Always clip gradients. RNNs are notorious for exploding gradients. Monitor gradient norms during training:

def train_with_monitoring(model, data_loader, optimizer, criterion):
    model.train()
    total_norm = 0
    
    for batch in data_loader:
        optimizer.zero_grad()
        outputs = model(batch['input'])
        loss = criterion(outputs, batch['target'])
        loss.backward()
        
        # Calculate gradient norm before clipping
        grad_norm = torch.nn.utils.clip_grad_norm_(model.parameters(), max_norm=1.0)
        total_norm += grad_norm.item()
        
        optimizer.step()
    
    avg_grad_norm = total_norm / len(data_loader)
    print(f"Average gradient norm: {avg_grad_norm:.4f}")
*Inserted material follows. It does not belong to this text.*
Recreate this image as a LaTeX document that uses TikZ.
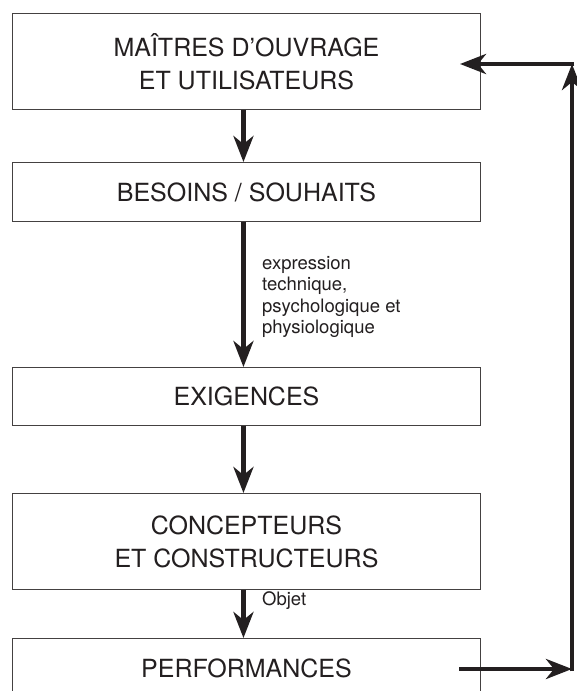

Use bidirectional RNNs for non-causal tasks. When you have access to the entire sequence (not generating text in real-time), bidirectional RNNs capture both past and future context:

lstm = nn.LSTM(
    input_size=100,
    hidden_size=128,
    num_layers=2,
    batch_first=True,
    bidirectional=True  # Output size doubles: 256
)

Initialize forget gate biases to 1 for LSTMs. This helps information flow in early training:

for name, param in lstm.named_parameters():
    if 'bias' in name:
        n = param.size(0)
        param.data[n//4:n//2].fill_(1.0)  # Forget gate biases

RNNs remain powerful tools for sequential data despite the rise of Transformers. They’re more memory-efficient for long sequences and perfectly adequate for many production applications. Master these fundamentals, and you’ll have a versatile tool for any sequential modeling task.